Artist Ronald Mann served in Vietnam as a door gunner from 1966 to 1967. His four original works on display are a collection of black-and-white acrylic paintings portraying an odyssey into the dark depths of the mind of the Vietnam vet who suffers from post-traumatic stress disorder.

Immediately after graduating high school, David Delgado joined the Marine Corps reserves. He completed basic training on Sept. 21, just 10 days after the 9-11 tragedy. A veteran of Operation Iraqi Freedom, four of his photos are displayed in “Sacrifice, Courage and Art.” Taken in Kuwait and southern Iraq with a disposable camera, he later manipulated his images to depict the conflict as he perceived it. “It’s a deranged journey through a desert wasteland,” Delgado explained.

Andres Zayas, the son of a Vietnam veteran, displays his photos, “The Edge” and “Peti Officer First Class Thomas,” which were taken while he served in the Navy in Afghanistan. He’s a 15-year veteran of the Chicago Police Department.

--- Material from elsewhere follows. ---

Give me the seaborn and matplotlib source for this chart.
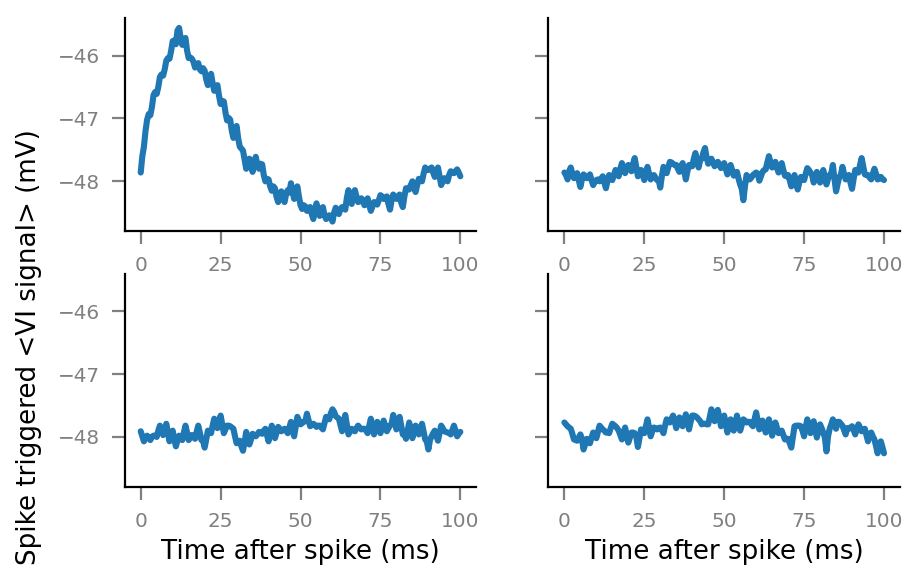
import matplotlib
matplotlib.use("Agg")
import matplotlib.pyplot as plt
import numpy as np
import pandas as pd
import seaborn as sns

# time after spike (ms): whole-ms samples and the half-ms samples in between
time_ms = np.arange(0, 101, 1.0)
time_mid_ms = np.arange(0.5, 100, 1.0)

# spike triggered average of the VI signal (mV)
sta_cell1 = [
    -47.86, -47.45, -47.02, -46.95, -46.63, -46.61, -46.34, -46.32, -46.08, -46.05,
    -45.77, -45.82, -45.56, -45.83, -45.72, -46.04, -46.05, -46.19, -46.12, -46.25,
    -46.24, -46.47, -46.29, -46.56, -46.47, -46.77, -46.73, -47.03, -47.02, -47.31,
    -47.12, -47.45, -47.51, -47.80, -47.64, -47.85, -47.61, -47.80, -47.73, -48.00,
    -47.97, -48.15, -48.11, -48.33, -48.16, -48.33, -48.14, -48.03, -48.28, -48.08,
    -48.38, -48.38, -48.47, -48.41, -48.60, -48.35, -48.55, -48.41, -48.60, -48.54,
    -48.64, -48.42, -48.52, -48.41, -48.45, -48.14, -48.36, -48.14, -48.33, -48.27,
    -48.38, -48.27, -48.47, -48.33, -48.37, -48.22, -48.28, -48.24, -48.45, -48.21,
    -48.28, -48.21, -48.41, -48.11, -48.13, -48.00, -48.17, -47.96, -48.00, -47.78,
    -47.82, -47.78, -47.93, -47.78, -48.06, -47.95, -48.00, -47.84, -47.87, -47.81,
    -47.92,
]
sta_cell1_mid = [
    -47.60, -47.20, -46.93, -46.82, -46.58, -46.50, -46.30, -46.22, -46.04, -45.93,
    -45.76, -45.60, -45.72, -45.74, -45.92, -46.03, -46.10, -46.14, -46.22, -46.20,
    -46.38, -46.36, -46.44, -46.52, -46.64, -46.72, -46.90, -46.99, -47.20, -47.18,
    -47.32, -47.48, -47.66, -47.76, -47.70, -47.70, -47.74, -47.72, -47.90, -47.96,
    -48.08, -48.08, -48.25, -48.20, -48.28, -48.20, -48.18, -48.16, -48.16, -48.24,
    -48.44, -48.40, -48.42, -48.52, -48.46, -48.48, -48.44, -48.54, -48.56, -48.58,
    -48.50, -48.48, -48.44, -48.42, -48.26, -48.28, -48.22, -48.24, -48.32, -48.30,
    -48.34, -48.38, -48.40, -48.34, -48.30, -48.24, -48.28, -48.36, -48.30, -48.26,
    -48.24, -48.34, -48.24, -48.12, -48.06, -48.10, -48.06, -47.98, -47.88, -47.82,
    -47.80, -47.86, -47.84, -47.92, -48.00, -47.98, -47.90, -47.86, -47.84, -47.86,
]
sta_cell2 = [
    -47.86, -47.97, -47.78, -47.95, -47.87, -48.09, -47.89, -47.95, -47.89, -48.06,
    -47.98, -48.00, -47.92, -48.11, -47.90, -47.98, -47.82, -47.92, -47.71, -47.87,
    -47.74, -47.84, -47.63, -47.92, -47.82, -47.98, -47.77, -47.97, -47.90, -47.98,
    -48.10, -47.77, -47.87, -47.69, -47.72, -47.74, -47.85, -47.71, -47.97, -47.74,
    -47.76, -47.55, -47.78, -47.64, -47.47, -47.72, -47.64, -47.76, -47.69, -47.79,
    -47.71, -47.89, -47.74, -47.91, -47.85, -48.05, -48.30, -47.90, -47.97, -47.90,
    -47.86, -47.99, -47.85, -47.81, -47.60, -47.78, -47.69, -47.86, -47.71, -47.91,
    -47.90, -48.08, -47.90, -48.13, -47.93, -47.98, -47.79, -47.86, -48.02, -47.85,
    -48.02, -47.82, -48.05, -47.90, -47.74, -48.16, -47.93, -47.77, -47.97, -47.90,
    -48.12, -47.82, -47.86, -47.63, -47.89, -47.90, -47.97, -47.80, -47.97, -47.93,
    -47.98,
]
sta_cell2_mid = [
    -47.90, -47.84, -47.88, -47.90, -47.98, -47.97, -47.92, -47.93, -47.98, -48.01,
    -47.97, -47.96, -48.02, -47.99, -47.92, -47.90, -47.86, -47.80, -47.79, -47.79,
    -47.78, -47.72, -47.78, -47.86, -47.90, -47.86, -47.88, -47.92, -47.94, -47.98,
    -47.92, -47.82, -47.78, -47.70, -47.74, -47.80, -47.76, -47.84, -47.84, -47.76,
    -47.64, -47.68, -47.66, -47.54, -47.62, -47.68, -47.70, -47.72, -47.74, -47.74,
    -47.80, -47.82, -47.82, -47.88, -47.96, -48.12, -48.08, -47.94, -47.94, -47.88,
    -47.88, -47.92, -47.82, -47.70, -47.70, -47.74, -47.78, -47.78, -47.82, -47.92,
    -47.98, -47.98, -48.02, -48.02, -47.94, -47.88, -47.82, -47.90, -47.94, -47.94,
    -47.92, -47.94, -47.96, -47.88, -47.96, -48.04, -47.90, -47.88, -47.94, -48.02,
    -47.96, -47.84, -47.74, -47.76, -47.90, -47.94, -47.88, -47.88, -47.96, -47.96,
]
sta_cell3 = [
    -47.91, -48.07, -47.98, -48.05, -47.98, -48.00, -47.82, -47.97, -47.79, -48.07,
    -47.90, -48.15, -47.98, -48.05, -47.82, -48.05, -47.97, -48.03, -47.82, -48.05,
    -48.17, -47.90, -47.94, -47.71, -47.86, -47.66, -47.94, -47.82, -47.83, -47.87,
    -48.10, -48.06, -48.22, -47.92, -48.12, -47.95, -47.99, -47.92, -47.95, -47.87,
    -48.07, -47.82, -48.02, -47.84, -47.91, -47.87, -47.94, -47.76, -47.99, -47.68,
    -47.80, -47.76, -47.63, -47.83, -47.79, -47.84, -47.82, -47.88, -47.68, -47.72,
    -47.56, -47.67, -47.71, -47.91, -47.65, -47.96, -47.87, -47.91, -47.82, -47.88,
    -47.87, -47.94, -47.71, -47.96, -47.76, -47.94, -47.74, -47.91, -47.82, -47.65,
    -47.88, -47.68, -47.96, -48.03, -47.77, -48.02, -47.82, -47.96, -47.79, -48.04,
    -48.20, -47.99, -47.90, -48.06, -47.82, -47.91, -47.93, -47.96, -47.82, -47.99,
    -47.92,
]
sta_cell3_mid = [
    -47.99, -48.02, -48.01, -48.00, -47.98, -47.90, -47.89, -47.88, -47.93, -47.99,
    -48.03, -48.06, -48.01, -47.93, -47.93, -48.01, -48.00, -47.92, -47.93, -48.06,
    -48.04, -47.92, -47.82, -47.78, -47.76, -47.80, -47.88, -47.82, -47.85, -47.99,
    -48.08, -48.15, -48.08, -48.02, -48.04, -47.97, -47.96, -47.93, -47.90, -47.97,
    -47.94, -47.92, -47.93, -47.87, -47.89, -47.90, -47.85, -47.88, -47.83, -47.74,
    -47.78, -47.75, -47.73, -47.81, -47.81, -47.82, -47.85, -47.78, -47.70, -47.62,
    -47.60, -47.69, -47.81, -47.78, -47.80, -47.91, -47.89, -47.86, -47.85, -47.87,
    -47.90, -47.82, -47.83, -47.86, -47.85, -47.84, -47.82, -47.86, -47.79, -47.76,
    -47.78, -47.82, -47.94, -47.90, -47.89, -47.92, -47.89, -47.87, -47.91, -48.07,
    -48.05, -47.94, -47.98, -47.94, -47.86, -47.92, -47.94, -47.89, -47.90, -47.95,
]
sta_cell4 = [
    -47.77, -47.83, -47.87, -48.04, -48.06, -47.96, -48.20, -48.03, -48.10, -47.93,
    -48.02, -47.82, -47.88, -47.93, -47.94, -47.79, -47.83, -47.90, -48.04, -47.85,
    -48.09, -47.93, -47.94, -48.16, -47.88, -47.94, -47.72, -47.99, -47.85, -47.88,
    -47.85, -47.94, -47.72, -47.77, -47.66, -47.86, -47.69, -47.83, -47.64, -47.88,
    -47.66, -47.67, -47.72, -47.80, -47.79, -47.80, -47.56, -47.75, -47.57, -47.83,
    -47.66, -47.93, -47.72, -47.90, -47.66, -47.90, -47.72, -47.77, -47.76, -47.83,
    -47.61, -47.88, -47.74, -47.93, -47.72, -47.98, -47.77, -47.94, -47.90, -48.04,
    -48.03, -48.17, -47.83, -47.82, -47.83, -47.99, -47.72, -47.94, -47.75, -48.01,
    -47.80, -47.93, -48.23, -47.87, -47.72, -47.87, -47.76, -47.82, -47.96, -47.87,
    -47.83, -47.96, -47.80, -47.91, -47.87, -48.07, -47.93, -48.04, -48.26, -48.07,
    -48.26,
]
sta_cell4_mid = [
    -47.80, -47.85, -47.95, -48.05, -48.01, -48.03, -48.12, -48.06, -48.01, -47.97,
    -47.92, -47.85, -47.90, -47.93, -47.86, -47.81, -47.86, -47.97, -47.94, -47.97,
    -48.01, -47.93, -48.00, -48.02, -47.90, -47.83, -47.85, -47.91, -47.86, -47.86,
    -47.89, -47.82, -47.74, -47.71, -47.75, -47.77, -47.75, -47.73, -47.75, -47.76,
    -47.66, -47.69, -47.75, -47.79, -47.80, -47.68, -47.65, -47.65, -47.69, -47.74,
    -47.79, -47.82, -47.81, -47.78, -47.78, -47.81, -47.74, -47.76, -47.80, -47.72,
    -47.74, -47.81, -47.84, -47.82, -47.85, -47.87, -47.85, -47.92, -47.97, -48.03,
    -48.10, -48.00, -47.82, -47.82, -47.90, -47.85, -47.83, -47.84, -47.88, -47.90,
    -47.86, -48.01, -47.99, -47.80, -47.79, -47.76, -47.79, -47.89, -47.86, -47.85,
    -47.89, -47.87, -47.85, -47.89, -47.97, -47.95, -47.99, -48.14, -48.16, -48.16,
]

x_ticks = [0, 25, 50, 75, 100]
y_ticks = [-48, -47, -46]

traces = [
    (sta_cell1, sta_cell1_mid),
    (sta_cell2, sta_cell2_mid),
    (sta_cell3, sta_cell3_mid),
    (sta_cell4, sta_cell4_mid),
]

sns.set_style("ticks")

fig, axes = plt.subplots(2, 2, figsize=(4.62, 2.94), dpi=200, sharey=True)
plt.subplots_adjust(left=0.135, right=0.974, bottom=0.172, top=0.969,
                    wspace=0.205, hspace=0.20)

for ax, (sta, sta_mid) in zip(axes.flat, traces):
    df = pd.concat([
        pd.DataFrame({"t": time_ms, "v": sta}),
        pd.DataFrame({"t": time_mid_ms, "v": sta_mid}),
    ]).sort_values("t")
    sns.lineplot(data=df, x="t", y="v", ax=ax, color="#1f77b4", linewidth=2.2,
                 sort=True)
    ax.set_xticks(x_ticks)
    ax.set_yticks(y_ticks)
    ax.set_xlabel("")
    ax.set_ylabel("")
    ax.tick_params(colors="gray", labelsize=7.2, length=4.6, width=0.8, pad=4.3)
    for sp in ["left", "bottom"]:
        ax.spines[sp].set_color("black")
        ax.spines[sp].set_linewidth(0.8)

for ax in axes[1]:
    ax.set_xlabel("Time after spike (ms)", fontsize=9.4, labelpad=3, color="black")

sns.despine(fig=fig)

fig.text(0.031, 0.41, "Spike triggered <VI signal> (mV)", rotation=90,
         ha="center", va="center", fontsize=9.4, color="black")

fig.savefig("out.png", dpi=200)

Ralph “Tripper” Sirianni was a Marine rifleman in Vietnam from 1969 to 1970. His charcoal-on-paper drawing titled “Suicide” does not require explanation.

Steven Ham served as an intelligence analyst in the Army from 1968 to 1969. His works, “Thunder Road” and “#6,” are included in this exhibition. “My Dead Vet cards are different from my paintings; they are greeting cards or letters from the dead,” Ham explained. “I’m a medium for the dead and I’m processing their pain. This kind of art puts us in touch with something deep within, something genuinely human; there the community is created, isolation is broken.”

Jerry Kylisz was an Army platoon leader in Vietnam from 1968 to 1969. His black-and-white photos are displayed alongside an album of his poetry.

Robert Leland contributes “Portrait of an American Soldier,” a drawing in conte crayon. Leland created this work in vivid color from a black and white photo.

Chuck Salerno, a Vietnam veteran serving in the Marines from 1966 to 1967, completed “Honoring and Remembering” in 1997. A tribute to his fallen comrades, it has been memorialized in a U.S. postage stamp.